Krausfeldt expects the phages to lie dormant until some unknown environmental cue activates them. After the virus begins to attack more and more picocyanobacteria, newly available nitrogen, phosphorus, and more light fuel a Microcystis bloom, Krausfeldt proposes. She concludes that the phages’ destruction of its host cells could release even more nutrients, which is pivotal in enabling algal blooms.

Sheik, who says he had not considered phages as a factor in blooms but now wants to explore such viral dynamics, embraces Krausfeldt’s ecosystem mindset. “By taking a holistic approach, we can better understand how supporting organisms can help sustain blooms,” he says.

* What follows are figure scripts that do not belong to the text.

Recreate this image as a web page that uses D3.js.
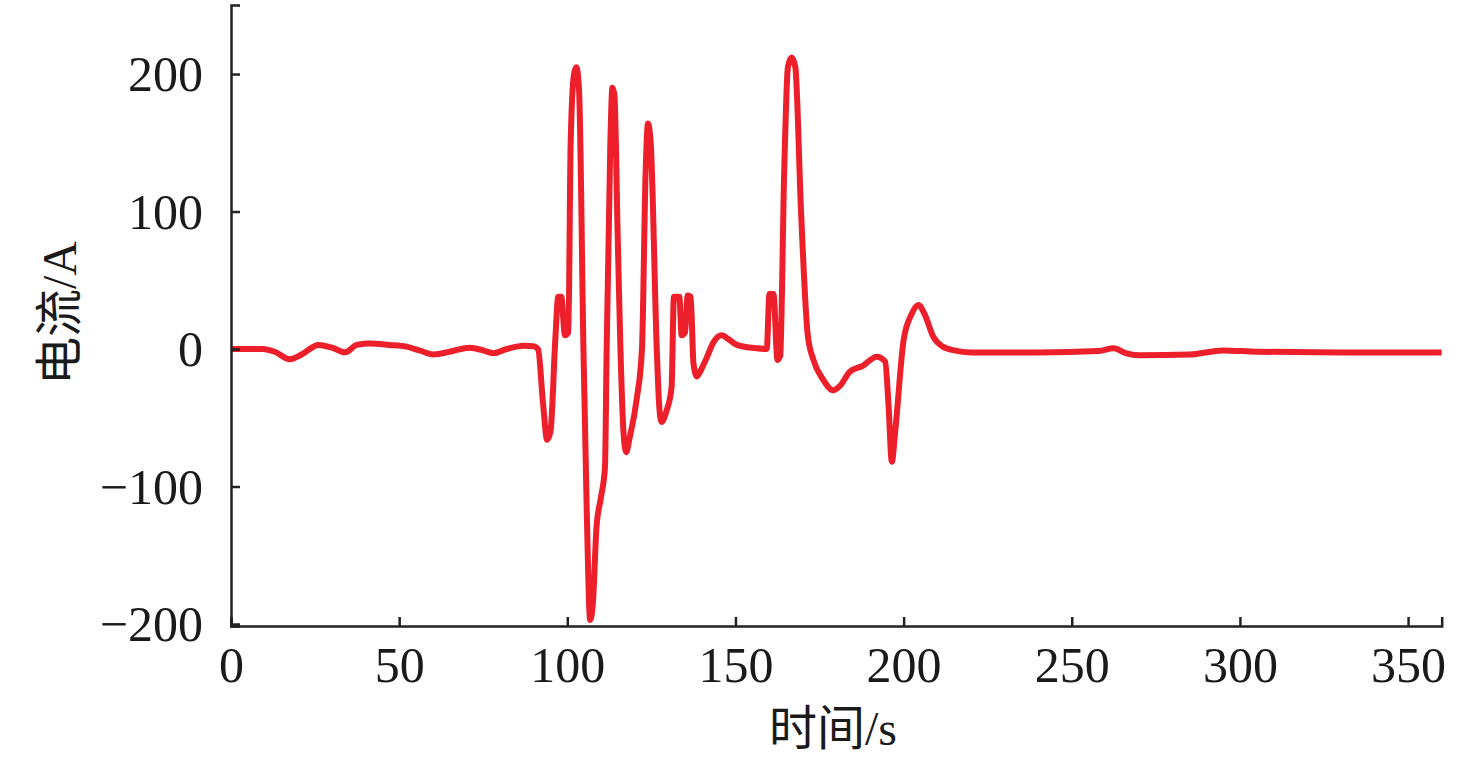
<!DOCTYPE html>
<html>
<head>
<meta charset="utf-8">
<script src="https://cdn.jsdelivr.net/npm/d3@7"></script>
<style>
  html, body { margin: 0; padding: 0; background: #fff; }
  svg text { font-family: "Liberation Serif", "Times New Roman", "Noto Sans CJK SC", serif; fill: #1a1a1a; }
</style>
</head>
<body>
<svg id="chart" width="1476" height="762"></svg>
<script>
// ---- data ----
const timeS = [0,5,9.5,13,17.5,21,26,30,34,37.4,
  41.3,47,52.2,56,60.2,65,71,75,78,82,
  87,90,91.3,92.8,94,95,96.5,97.3,98.2,99.3,
  100.3,101,102,102.7,103.5,104.8,105.8,106.8,107.6,108.7,
  110,111.2,111.7,112.8,113.4,114,115,115.8,116.7,117.5,
  118.5,120.6,122.2,123.3,124,124.8,126.6,127.3,128,129.5,
  131,131.7,133.3,134,135,135.8,136.7,137.5,138.5,140,
  141.5,143.5,145.9,148,150.4,156.3,159.3,160.1,161.3,162.5,
  163.3,164.5,165.6,166.7,167.8,169.5,171.5,173.2,176,179,
  181,184,188,192,194.5,195.5,196.5,197.5,200,202.3,
  204.4,206.3,208.8,211.5,215,220,240,258,262.5,266,
  270,285,295,305,330,360];
const currentA = [0,0,0,-2,-7.5,-4,3,1,-2.4,3,
  4,3,1.7,-1,-3.9,-2,1,-1,-3,0,
  2.4,2,0,-40,-66,-60,10,38,38,10,
  12,150,200,205,188,0,-120,-197,-185,-129,
  -108,-86,0,150,190,185,80,0,-60,-75,
  -65,-37,0,130,164,150,0,-40,-53,-45,
  -28,38,38,10,12,39,38,-10,-20,-14,
  -6,5,10,7,3,0.5,0,40,40,-8,
  -5,130,205,212,205,100,10,-8,-22,-30,
  -27,-16.5,-12,-5.6,-9,-40,-82,-60,6.5,25,
  32,25,9,2,-1,-2.5,-2.5,-1.5,0.5,-3,
  -4.5,-4,-1,-2,-2.5,-2.5];
const xTicks = [0,50,100,150,200,250,300,350];
const yTicks = [-200,-100,0,100,200];
const xTitle = "时间/s";
const yTitle = "电流/A";

// ---- layout ----
const svg = d3.select("#chart");
const x = d3.scaleLinear().domain([0, 360]).range([231, 1441.7]);
const y = d3.scaleLinear().domain([-201.45, 250.2]).range([626, 5]);

const data = timeS.map((t, k) => ({t, v: currentA[k]}));

// line
const line = d3.line().x(d => x(d.t)).y(d => y(d.v)).curve(d3.curveMonotoneX);
svg.append("path")
  .datum(data)
  .attr("d", line)
  .attr("fill", "none")
  .attr("stroke", "#ec1f2a")
  .attr("stroke-width", 6)
  .attr("stroke-linejoin", "round")
  .attr("stroke-linecap", "butt");

// axes
const fmt = d => (d < 0 ? "\u2212" + Math.abs(d) : String(d));
const yAxis = d3.axisLeft(y).tickValues(yTicks).tickSize(-9).tickPadding(28).tickFormat(fmt);
const gy = svg.append("g").attr("transform", `translate(${x(0)},0)`).call(yAxis);
const xAxis = d3.axisBottom(x).tickValues(xTicks).tickSize(-9).tickPadding(20).tickFormat(fmt);
const gx = svg.append("g").attr("transform", `translate(0,${y.range()[0]})`).call(xAxis);

[gy, gx].forEach(g => {
  g.select(".domain").attr("stroke", "#222").attr("stroke-width", 2.5);
  g.selectAll(".tick line").attr("stroke", "#222").attr("stroke-width", 2.5);
  g.selectAll(".tick text").style("font-size", "50px").attr("fill", "#1a1a1a");
});
gy.selectAll(".tick text").attr("dy", "0.33em");
gx.selectAll(".tick text").attr("dy", "0.71em");

// titles
svg.append("text")
  .attr("x", 833).attr("y", 745)
  .attr("text-anchor", "middle")
  .style("font-size", "48px")
  .text(xTitle);
svg.append("text")
  .attr("transform", "translate(76,313) rotate(-90)")
  .attr("text-anchor", "middle")
  .style("font-size", "48px")
  .text(yTitle);
</script>
</body>
</html>
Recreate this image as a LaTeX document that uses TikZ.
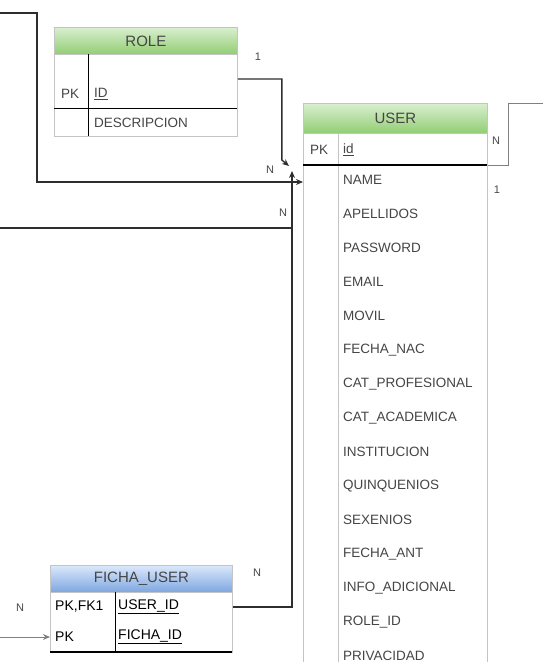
\documentclass[tikz,border=0pt]{standalone}
\usepackage{fontspec}
\setmainfont{Liberation Sans}
\usetikzlibrary{arrows.meta}
\definecolor{hdgreentop}{HTML}{D8EFCF}
\definecolor{hdgreenbot}{HTML}{92CD73}
\definecolor{hdbluetop}{HTML}{DAE8FC}
\definecolor{hdbluebot}{HTML}{7EA6E0}
\definecolor{tblline}{HTML}{C4C4C4}
\definecolor{txtgray}{HTML}{454545}
\definecolor{lnkgray}{HTML}{2E2E2E}
\tikzset{tblhead/.style={draw=tblline, line width=0.8pt, inner sep=0pt, anchor=north west, font=\fontsize{15}{18}\selectfont, text=txtgray}}
\tikzset{tblbody/.style={draw=tblline, line width=0.8pt, fill=white, inner sep=0pt, anchor=north west}}
\tikzset{field/.style={anchor=west, inner sep=0pt, font=\fontsize{13.5}{16}\selectfont, text=txtgray}}
\tikzset{card/.style={inner sep=0pt, font=\fontsize{11}{13}\selectfont, text=txtgray}}
\tikzset{rel/.style={draw=lnkgray, line width=1.4pt, -{Stealth[length=7pt,width=6pt]}}}

\begin{document}
\begin{tikzpicture}[x=1pt,y=-1pt]
    \useasboundingbox (0,0) rectangle (543,662);
    \clip (0,0) rectangle (543,662);

    % ROLE
    \node[tblbody, minimum width=183pt, minimum height=82pt] (rolebody) at (54,54) {};
    \node[tblhead, top color=hdgreentop, bottom color=hdgreenbot, minimum width=183pt, minimum height=27pt] (rolehead) at (54,27) {ROLE};
    \draw[line width=1pt] (88,54) -- (88,136);
    \draw[line width=1pt] (54,108) -- (237,108);
    \node[field] (rolepk) at (61,94) {PK};
    \node[field] (roleid) at (94,94) {\underline{ID}};
    \node[field] (roledesc) at (94,123) {DESCRIPCION};

    % USER
    \node[tblbody, minimum width=184pt, minimum height=540pt] (userbody) at (303,133) {};
    \node[tblhead, top color=hdgreentop, bottom color=hdgreenbot, minimum width=184pt, minimum height=30pt] (userhead) at (303,103) {USER};
    \draw[tblline, line width=1pt] (338,133) -- (338,670);
    \draw[line width=1.2pt] (303,165) -- (487,165);
    \node[field] (userpk) at (310,150) {PK};
    \node[field] (userid) at (343,150) {\underline{id}};
    \foreach \f [count=\i] in {NAME,APELLIDOS,PASSWORD,EMAIL,MOVIL,FECHA\_NAC,CAT\_PROFESIONAL,CAT\_ACADEMICA,INSTITUCION,QUINQUENIOS,SEXENIOS,FECHA\_ANT,INFO\_ADICIONAL,ROLE\_ID,PRIVACIDAD}
        \node[field] (uf\i) at (343,146+34*\i) {\f};

    % FICHA_USER
    \node[tblbody, minimum width=182pt, minimum height=60pt] (fichabody) at (50,592) {};
    \node[tblhead, top color=hdbluetop, bottom color=hdbluebot, minimum width=182pt, minimum height=27pt] (fichahead) at (50,565) {FICHA\_USER};
    \draw[line width=1pt] (115,592) -- (115,652);
    \draw[line width=1.2pt] (50,652) -- (232,652);
    \node[field, text=black, font=\fontsize{14}{16}\selectfont] (fichapk1) at (55,607) {PK,FK1};
    \node[field, text=black, font=\fontsize{14}{16}\selectfont] (fichauid) at (118,607) {\underline{USER\_ID}};
    \node[field, text=black, font=\fontsize{14}{16}\selectfont] (fichapk2) at (55,637) {PK};
    \node[field, text=black, font=\fontsize{14}{16}\selectfont] (fichafid) at (118,637) {\underline{FICHA\_ID}};

    % ends of the links
    \coordinate (lfttop) at (0,13);
    \coordinate (lftmid) at (0,228);
    \coordinate (lftbot) at (0,637);
    \coordinate (rgttop) at (545,103);
    \coordinate (uin1) at ([yshift=-49pt]userbody.north west);
    \coordinate (uin2) at ([xshift=-14pt,yshift=-33pt]userbody.north west);
    \coordinate (uin3) at ([xshift=-11pt,yshift=-38pt]userbody.north west);
    \coordinate (uout) at ([yshift=-32pt]userbody.north east);
    \coordinate (roleout) at ([yshift=-25pt]rolebody.north east);
    \coordinate (fichaout) at ([yshift=-15pt]fichabody.north east);
    \coordinate (fichain) at ([yshift=-45pt]fichabody.north west);

    % links
    \draw[rel] (lfttop) -- ++(37,0) |- (uin1);
    \draw[rel] (roleout) -- ++(44,0) -- ++(0,81) -- (uin2);
    \draw[rel] (fichaout) -| (uin3);
    \draw[draw=lnkgray, line width=1.2pt] (lftmid) -- (lftmid -| uin3);
    \draw[draw=gray, line width=1pt] (uout) -- ++(21,0) |- (rgttop);
    \draw[draw=gray, line width=1pt, -{Stealth[length=7pt,width=6pt,fill=lnkgray]}] (lftbot) -- (fichain);

    % cardinalities
    \node[card] (c1) at (258,57) {1};
    \node[card] (c2) at (270,170) {N};
    \node[card] (c3) at (283,213) {N};
    \node[card] (c4) at (496,141) {N};
    \node[card] (c5) at (497,190) {1};
    \node[card] (c6) at (257,573) {N};
    \node[card] (c7) at (20,608) {N};
\end{tikzpicture}
\end{document}
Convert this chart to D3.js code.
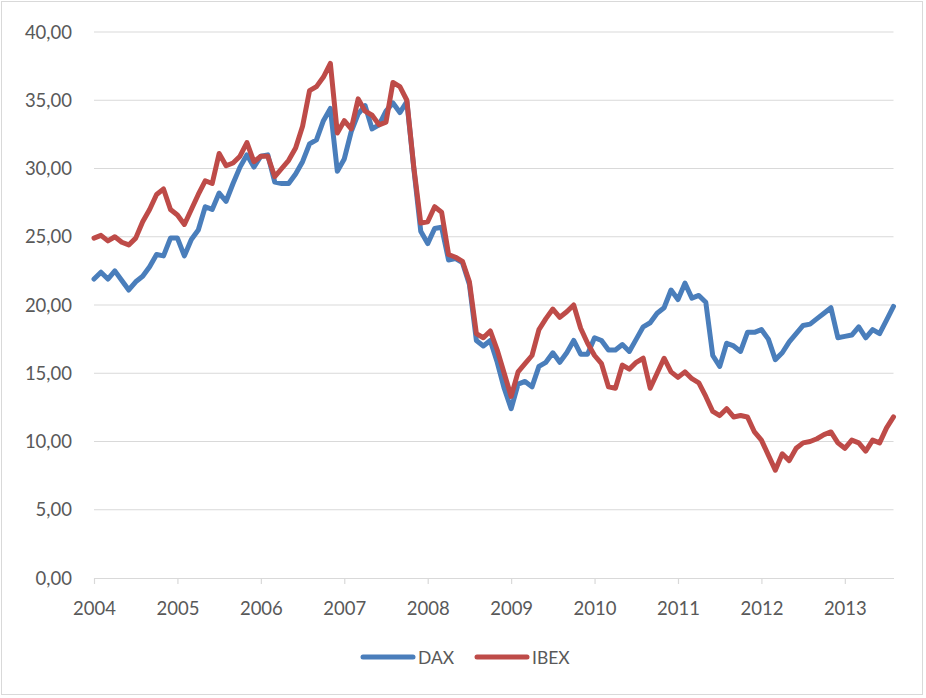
<!DOCTYPE html>
<html>
<head>
<meta charset="utf-8">
<script src="https://cdn.jsdelivr.net/npm/d3@7"></script>
<style>
  body { margin: 0; background: #fff; }
  svg text { font-family: Lato, "Open Sans", sans-serif; fill: #595959; }
</style>
</head>
<body>
<svg id="chart" width="926" height="698"></svg>
<script>
// monthly values, Jan 2004 .. Aug 2013
var years = ["2004", "2005", "2006", "2007", "2008", "2009", "2010", "2011", "2012", "2013"];
var yTicks = [0, 5, 10, 15, 20, 25, 30, 35, 40];

var dax = [
    21.9, 22.4, 21.9, 22.5, 21.8, 21.1, 21.7, 22.1, 22.8, 23.7, 23.6, 24.9,
    24.9, 23.6, 24.8, 25.5, 27.2, 27.0, 28.2, 27.6, 28.9, 30.1, 31.0, 30.1,
    30.9, 31.0, 29.0, 28.9, 28.9, 29.6, 30.5, 31.8, 32.1, 33.5, 34.4, 29.8,
    30.7, 32.7, 34.0, 34.6, 32.9, 33.2, 34.2, 34.8, 34.1, 34.9, 30.0, 25.4,
    24.5, 25.6, 25.7, 23.3, 23.4, 23.1, 21.5, 17.4, 17.0, 17.4, 15.8, 13.9,
    12.4, 14.2, 14.4, 14.0, 15.5, 15.8, 16.5, 15.8, 16.5, 17.4, 16.4, 16.4,
    17.6, 17.4, 16.7, 16.7, 17.1, 16.6, 17.5, 18.4, 18.7, 19.4, 19.8, 21.1,
    20.4, 21.6, 20.5, 20.7, 20.2, 16.3, 15.5, 17.2, 17.0, 16.6, 18.0, 18.0,
    18.2, 17.5, 16.0, 16.5, 17.3, 17.9, 18.5, 18.6, 19.0, 19.4, 19.8, 17.6,
    17.7, 17.8, 18.4, 17.6, 18.2, 17.9, 18.9, 19.9
];

var ibex = [
    24.9, 25.1, 24.7, 25.0, 24.6, 24.4, 24.9, 26.1, 27.0, 28.1, 28.5, 27.0,
    26.6, 25.9, 27.0, 28.1, 29.1, 28.9, 31.1, 30.2, 30.4, 30.9, 31.9, 30.5,
    30.9, 30.9, 29.4, 30.0, 30.6, 31.5, 33.1, 35.7, 36.0, 36.7, 37.7, 32.6,
    33.5, 32.9, 35.1, 34.2, 33.9, 33.2, 33.4, 36.3, 36.0, 35.0, 30.1, 26.0,
    26.1, 27.2, 26.8, 23.7, 23.5, 23.2, 21.7, 17.9, 17.6, 18.1, 16.7, 15.0,
    13.3, 15.1, 15.7, 16.3, 18.2, 19.0, 19.7, 19.1, 19.5, 20.0, 18.3, 17.2,
    16.3, 15.7, 14.0, 13.9, 15.6, 15.3, 15.8, 16.1, 13.9, 15.0, 16.1, 15.1,
    14.7, 15.1, 14.6, 14.3, 13.3, 12.2, 11.9, 12.4, 11.8, 11.9, 11.8, 10.7,
    10.1, 9.0, 7.9, 9.1, 8.6, 9.5, 9.9, 10.0, 10.2, 10.5, 10.7, 9.9,
    9.5, 10.1, 9.9, 9.3, 10.1, 9.9, 11.0, 11.8
];

var seriesNames = ["DAX", "IBEX"];
var seriesColors = ["#4a7ebb", "#be4b48"];

var svg = d3.select("#chart");

// chart frame
svg.append("rect")
    .attr("x", 1.5).attr("y", 1.5)
    .attr("width", 921).attr("height", 693)
    .attr("fill", "#fff")
    .attr("stroke", "#d9d9d9");

var x = d3.scaleLinear().domain([0, dax.length - 1]).range([94, 893.5]),
    y = d3.scaleLinear().domain([0, 40]).range([578, 32]),
    fmt = function(d) { return d3.format(".2f")(d).replace(".", ","); };

// gridlines
svg.append("g").selectAll("line")
    .data(yTicks.slice(1))
    .enter().append("line")
    .attr("x1", x.range()[0]).attr("x2", x.range()[1])
    .attr("y1", function(d) { return y(d); })
    .attr("y2", function(d) { return y(d); })
    .attr("stroke", "#d9d9d9")
    .attr("stroke-width", 1.2);

// y labels
svg.append("g").selectAll("text")
    .data(yTicks)
    .enter().append("text")
    .attr("x", 72)
    .attr("y", function(d) { return y(d) + 6.5; })
    .attr("text-anchor", "end")
    .style("font-size", "18.5px")
    .text(fmt);

// x axis
var xAxis = d3.axisBottom(x)
    .tickValues(years.map(function(d, i) { return i * 12; }))
    .tickFormat(function(d) { return years[d / 12]; })
    .tickSizeInner(6)
    .tickSizeOuter(0)
    .tickPadding(18);

var gx = svg.append("g")
    .attr("transform", "translate(0," + y(0) + ")")
    .call(xAxis);
gx.select(".domain").attr("stroke", "#d9d9d9").attr("stroke-width", 1.2);
gx.selectAll(".tick line").attr("stroke", "#d9d9d9").attr("stroke-width", 1.2);
gx.selectAll(".tick text")
    .style("font-size", "18.5px")
    .style("font-family", "Lato, 'Open Sans', sans-serif")
    .attr("fill", "#595959");

// lines
var line = d3.line()
    .x(function(d, i) { return x(i); })
    .y(function(d) { return y(d); });

[dax, ibex].forEach(function(s, k) {
    svg.append("path")
        .datum(s)
        .attr("fill", "none")
        .attr("stroke", seriesColors[k])
        .attr("stroke-width", 5)
        .attr("stroke-linejoin", "round")
        .attr("stroke-linecap", "round")
        .attr("d", line);
});

// legend
var legend = svg.append("g").attr("transform", "translate(363,657)");
var items = legend.selectAll("g")
    .data(seriesNames)
    .enter().append("g")
    .attr("transform", function(d, i) { return "translate(" + (i * 114) + ",0)"; });
items.append("line")
    .attr("x1", 0).attr("x2", 50)
    .attr("stroke", function(d, i) { return seriesColors[i]; })
    .attr("stroke-width", 5)
    .attr("stroke-linecap", "round");
items.append("text")
    .attr("x", 55)
    .attr("y", 7)
    .style("font-size", "17.5px")
    .text(function(d) { return d; });
</script>
</body>
</html>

As well as gene activity assessments, Sheik and his colleagues have added metagenomics to their studies of several small lakes in Minnesota. These lakes contain not only Microcystis but also another bloom-forming cyanobacterium known as Dolichospermum. Between 202 and 2021, Sheik and his team witnessed Dolichospermum quickly become the most abundant microbe, only to have its population fall by July. Nitrogen levels in the lake skyrocketed and crashed in parallel with the microbe, implying it was fixing nitrogen and increasing its concentration in the water.

Nitrogen is typically less abundant in these relatively pristine lakes, despite the nutrient being essential for microcystin production. That could explain why Sheik and his colleagues observed levels of Microcystis and its toxin increase after the bloom in nitrogen-fixing Dolichospermum. Microcystis must depend on other species within the freshwater ecosystem to fix nitrogen or to recycle it by breaking down other life forms, Sheik says.

“I’m blown away” by the metagenomic work, says Benjamin Wolfe, a microbiologist at Tufts University, because it can illuminate the lake’s microbial interactions in great detail.

Evidence emerging from the Dolichospermum studies showcases how complex algal blooms can be. There is some good news, however. In the United States, Dolichospermum species in the United States lack the genes to make toxins, unlike in Europe —at least for now, says Sheik, who plans to keep watching for them in his metagenomic studies.

Microbial dynamics and how they drive algal bloom growth is an intricate topic, and many questions remain to be answered. The more we research, the fewer answers and the more questions we have. “We are grappling with understanding what parts of complex microbial communities are changing and what we can change to produce a different outcome,” Peralta says. But she’s optimistic that in time, “we can figure out what levers we can move.”